Life Assurance


Financial products are at their most useful when they are used to protect our families and our incomes in the event of death, sickness or the diagnosis of a critical illness.

Whilst insuring yourself against an undesirable event such as sickness, accident or even death is not a nice thing to think about, the benefit of being able to make financial provision at an emotional time cannot be overlooked.

There are many different ways to look at protecting your family, income and standard of living and there is a large range of products available therefore there is always an appropriate policy to meet your personal circumstances.

There are many different ways in which to look at protecting yourself and your family in the event of an untimely death, diagnosis of a Critical Illness or loss of income through illness:

Level Term Assurance:

Pays a lump sum in the event of death during the policy term. There is no investment content within a term assurance contract so when you get to the end of the policy term there is no maturity payment and the life cover ceases. Any benefit is paid tax free and the monthly contributions are normally fixed for the policy term. Term assurance is a cost effective way of providing protection as the term and benefit are known from outset and there is no investment content to worry about.

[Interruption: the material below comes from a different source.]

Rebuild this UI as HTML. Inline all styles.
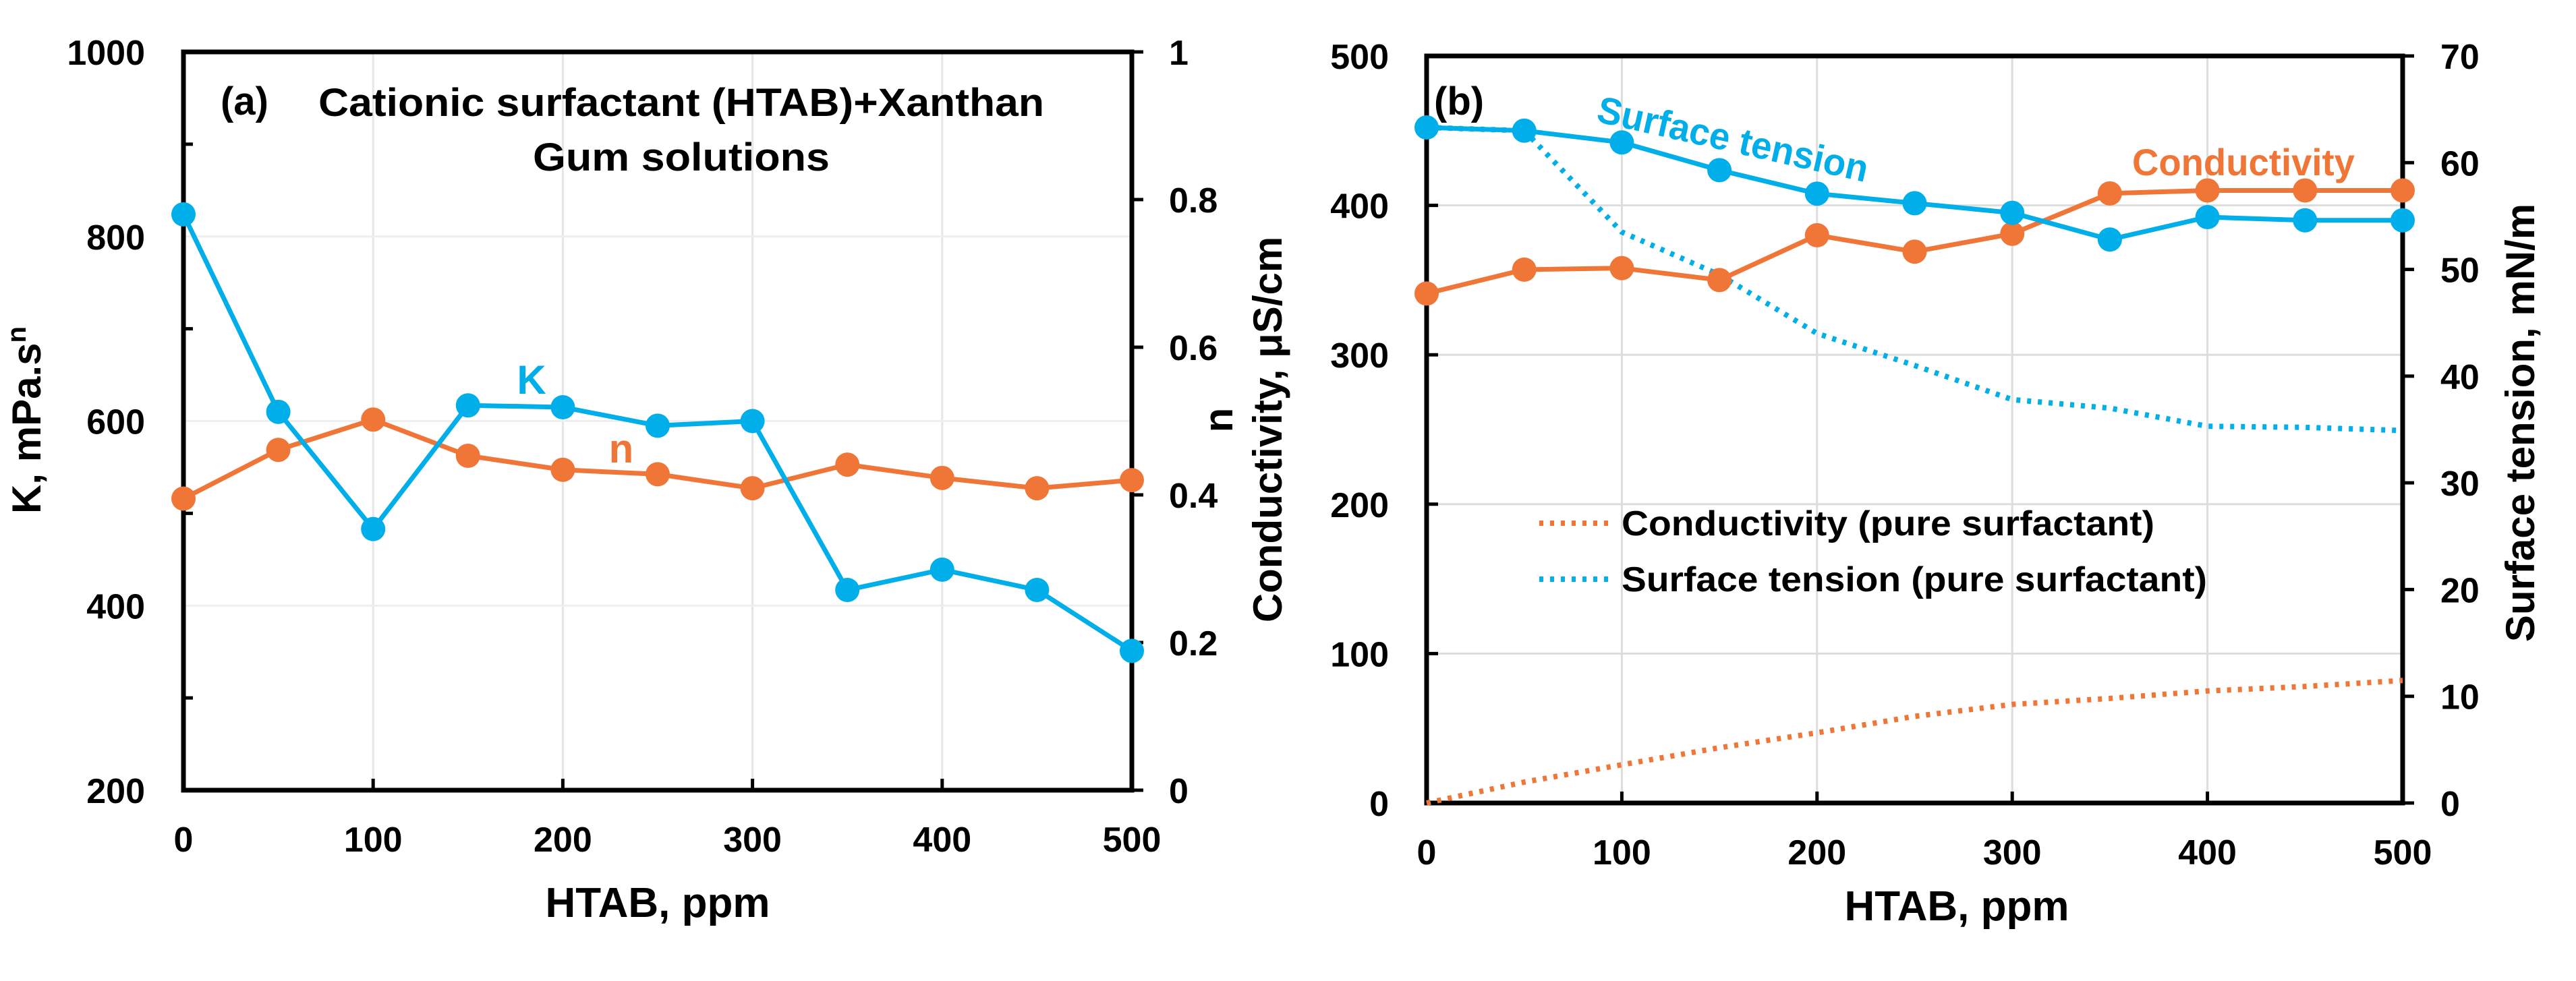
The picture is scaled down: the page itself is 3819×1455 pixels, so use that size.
<!DOCTYPE html>
<html><head><meta charset="utf-8"><style>
html,body{margin:0;padding:0;background:#fff;}
svg{display:block;font-family:"Liberation Sans",Arial,sans-serif;font-weight:bold;}
</style></head><body>
<svg id="fig" width="3819" height="1455" viewBox="0 0 3819 1455" xmlns="http://www.w3.org/2000/svg">
<rect width="3819" height="1455" fill="#fff"/>
<g id="pa"></g>
<g id="pb"></g>
</svg>
<script>
// ---------- data ----------
const htab = [0,50,100,150,200,250,300,350,400,450,500];
const kValues = [824,610,483,617,615,595,600,417,439,417,351];
const nValues = [0.395,0.461,0.502,0.453,0.434,0.428,0.409,0.441,0.423,0.409,0.42];
const conductivity = [341,357,358,350,380,369,381,408,410,410,410];
const surfTension = [63.3,63.0,61.9,59.3,57.1,56.2,55.3,52.8,54.9,54.6,54.6];
const pureConductivity = [0,14,25.6,37,47,58,66,70,75,78,82];
const pureSurfTension = [63.3,63.0,53.5,49.5,44.0,41.0,37.8,37.0,35.3,35.2,34.9];
const xTicks = [0,100,200,300,400,500];
const kTicks = [200,400,600,800,1000];
const nTicks = [0,0.2,0.4,0.6,0.8,1];
const condTicks = [0,100,200,300,400,500];
const stTicks = [0,10,20,30,40,50,60,70];

const NS = "http://www.w3.org/2000/svg";
const BLUE = "#00AEEA", ORANGE = "#F07638";
function mk(parent, tag, attrs, text){
  const e = document.createElementNS(NS, tag);
  for (const k in attrs) e.setAttribute(k, attrs[k]);
  if (text !== undefined) e.textContent = text;
  parent.appendChild(e); return e;
}
function lin(d0,d1,r0,r1){ return v => r0 + (v-d0)/(d1-d0)*(r1-r0); }

// ---------- panel A ----------
const pa = document.getElementById('pa');
const ax = lin(0,500,272,1678), ayK = lin(200,1000,1172,77), ayN = lin(0,1,1172,77);
xTicks.forEach(t=>{
  const g = mk(pa,'line',{x1:ax(t),x2:ax(t),y1:77,y2:1172,stroke:'#e6e6e6','stroke-width':3});
  
  
});
kTicks.forEach(t=>{
  const g = mk(pa,'line',{x1:272,x2:1678,y1:ayK(t),y2:ayK(t),stroke:'#eeeeee','stroke-width':3});
  
  
});
// frame
const fa = mk(pa,'rect',{x:272,y:77,width:1406,height:1095,fill:'none',stroke:'#000','stroke-width':7});


[300,500,700,900].forEach(t=>mk(pa,'line',{x1:272,x2:286,y1:ayK(t),y2:ayK(t),stroke:'#000','stroke-width':5}));
xTicks.forEach(t=>{
  mk(pa,'line',{x1:ax(t),x2:ax(t),y1:1172,y2:1155,stroke:'#000','stroke-width':5});
  const l = mk(pa,'text',{x:ax(t),y:1263,'font-size':52,'text-anchor':'middle'},t);
  
  
});
kTicks.forEach(t=>{
  const l = mk(pa,'text',{x:215,y:ayK(t)+19,'font-size':52,'text-anchor':'end'},t);
  
  
});
nTicks.forEach(t=>{
  mk(pa,'line',{x1:1678,x2:1695,y1:ayN(t),y2:ayN(t),stroke:'#000','stroke-width':5});
  const l = mk(pa,'text',{x:1733,y:ayN(t)+19,'font-size':52},t);
  
  
});
function series(parent, xs, ys, xf, yf, color, name, markers){
  const pts = xs.map((x,i)=>xf(x)+','+yf(ys[i])).join(' ');
  const pl = mk(parent,'polyline',{points:pts,fill:'none',stroke:color,'stroke-width':7,'stroke-linejoin':'round'});
  
  
  if (markers) xs.forEach((x,i)=>{
    const c = mk(parent,'circle',{cx:xf(x),cy:yf(ys[i]),r:18,fill:color});
    
    
  });
}
function dotted(parent, xs, ys, xf, yf, color, name){
  const pts = xs.map((x,i)=>xf(x)+','+yf(ys[i])).join(' ');
  const pl = mk(parent,'polyline',{points:pts,fill:'none',stroke:color,'stroke-width':8,'stroke-dasharray':'6 10','stroke-linejoin':'round'});
  
  
}
series(pa, htab, nValues, ax, ayN, ORANGE, 'n-series', true);
series(pa, htab, kValues, ax, ayK, BLUE, 'k-series', true);
let t;
t = mk(pa,'text',{x:327,y:170,'font-size':58},'(a)');
 
t = mk(pa,'text',{x:1010,y:172,'font-size':58,'text-anchor':'middle',textLength:1076,lengthAdjust:'spacingAndGlyphs'},'Cationic surfactant (HTAB)+Xanthan');
 
t = mk(pa,'text',{x:1010,y:253,'font-size':58,'text-anchor':'middle',textLength:440,lengthAdjust:'spacingAndGlyphs'},'Gum solutions');
 
t = mk(pa,'text',{x:788,y:584,'font-size':60,'text-anchor':'middle',fill:BLUE},'K');
 
t = mk(pa,'text',{x:921,y:686,'font-size':60,'text-anchor':'middle',fill:ORANGE},'n');
 
t = mk(pa,'text',{x:975,y:1360,'font-size':62,'text-anchor':'middle'},'HTAB, ppm');
 
t = mk(pa,'text',{transform:'translate(60,623) rotate(-90)','font-size':60,'text-anchor':'middle'});
 
t.innerHTML = 'K, mPa.s<tspan dy="-22" font-size="40">n</tspan>';
t = mk(pa,'text',{transform:'translate(1827,623) rotate(-90)','font-size':60,'text-anchor':'middle'},'n');
 

// ---------- panel B ----------
const pb = document.getElementById('pb');
const bx = lin(0,500,2115,3562), byC = lin(0,500,1191,83), byS = lin(0,70,1191,83);
xTicks.forEach(v=>{
  const g = mk(pb,'line',{x1:bx(v),x2:bx(v),y1:83,y2:1191,stroke:'#dddddd','stroke-width':3});
  
  
});
condTicks.forEach(v=>{
  const g = mk(pb,'line',{x1:2115,x2:3562,y1:byC(v),y2:byC(v),stroke:'#dddddd','stroke-width':3});
  
  
});
const fb = mk(pb,'rect',{x:2115,y:83,width:1447,height:1108,fill:'none',stroke:'#000','stroke-width':7});


xTicks.forEach(v=>{
  mk(pb,'line',{x1:bx(v),x2:bx(v),y1:1191,y2:1174,stroke:'#000','stroke-width':5});
  const l = mk(pb,'text',{x:bx(v),y:1282,'font-size':52,'text-anchor':'middle'},v);
  
  
});
condTicks.forEach(v=>{
  mk(pb,'line',{x1:2115,x2:2132,y1:byC(v),y2:byC(v),stroke:'#000','stroke-width':5});
  const l = mk(pb,'text',{x:2059,y:byC(v)+19,'font-size':52,'text-anchor':'end'},v);
  
  
});
stTicks.forEach(v=>{
  mk(pb,'line',{x1:3562,x2:3579,y1:byS(v),y2:byS(v),stroke:'#000','stroke-width':5});
  const l = mk(pb,'text',{x:3618,y:byS(v)+19,'font-size':52},v);
  
  
});
dotted(pb, htab, pureConductivity, bx, byC, ORANGE, 'pure-conductivity-line');
dotted(pb, htab, pureSurfTension, bx, byS, BLUE, 'pure-surface-tension-line');
series(pb, htab, conductivity, bx, byC, ORANGE, 'conductivity-series', true);
series(pb, htab, surfTension, bx, byS, BLUE, 'surface-tension-series', true);
t = mk(pb,'text',{x:2126,y:170,'font-size':58},'(b)');
 
t = mk(pb,'text',{transform:'translate(2365,180) rotate(12.7)','font-size':56,fill:BLUE,textLength:410,lengthAdjust:'spacingAndGlyphs'},'Surface tension');
 
t = mk(pb,'text',{x:3161,y:260,'font-size':56,fill:ORANGE,textLength:330,lengthAdjust:'spacingAndGlyphs'},'Conductivity');
 
// legend
let lg = mk(pb,'g',{});


mk(lg,'line',{x1:2282,x2:2390,y1:776,y2:776,stroke:ORANGE,'stroke-width':8,'stroke-dasharray':'6 10'});
mk(lg,'line',{x1:2282,x2:2390,y1:859,y2:859,stroke:BLUE,'stroke-width':8,'stroke-dasharray':'6 10'});
t = mk(lg,'text',{x:2404,y:794,'font-size':52,textLength:790,lengthAdjust:'spacingAndGlyphs'},'Conductivity (pure surfactant)');
 
t = mk(lg,'text',{x:2404,y:877,'font-size':52,textLength:868,lengthAdjust:'spacingAndGlyphs'},'Surface tension (pure surfactant)');
 
t = mk(pb,'text',{x:2901,y:1365,'font-size':62,'text-anchor':'middle'},'HTAB, ppm');
 
t = mk(pb,'text',{transform:'translate(1900,637) rotate(-90)','font-size':60,'text-anchor':'middle'},'Conductivity, μS/cm');
 
t = mk(pb,'text',{transform:'translate(3757,627) rotate(-90)','font-size':60,'text-anchor':'middle'},'Surface tension, mN/m');
 
</script>
</body></html>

Decreasing Term Assurance:

Decreasing Term Assurance works in a similar way to Level Term Assurance but the selected benefit reduces each year over the term of the policy. These policies are ideal to cover repayment mortgages and other debts where the amount of outstanding debt decreases over a period of time. As the benefit reduces over the term the monthly cost for Decreasing Term Assurance is usually less than that of a Level Term Assurance policy.

Critical Illness Policy:

Critical Illness is usually an additional benefit on a term assurance policy although it is available as a standalone benefit as well. Critical Illness will pay a lump sum benefit or Income payment in the event of diagnosis of a pre-defined illness such as Heart Attack, Stroke, Diagnosis of Cancer, Transplant to name just a few. The illnesses covered will be specific to each individual provider and some have more than others.

Family Income Benefit:

This works in the same way as a term assurance policy but actually pays out a regular monthly/annual tax free income instead of paying a lump sum payment. The income payment is payable to the dependents family until the end of the policy term.

Whole of Life Protection:

Whole of life insurance is a policy that guarantees to pay out whenever you die, in contrast to more common term insurance cover. A whole of life insurance policy can be considerably more expensive than a fixed-term policy because the insurer knows that it will have to pay out eventually.

Protection policies often have no cash in value. If premiums are not maintained cover will lapse.

Protection policies do not have a cash value, unless a valid claim is made.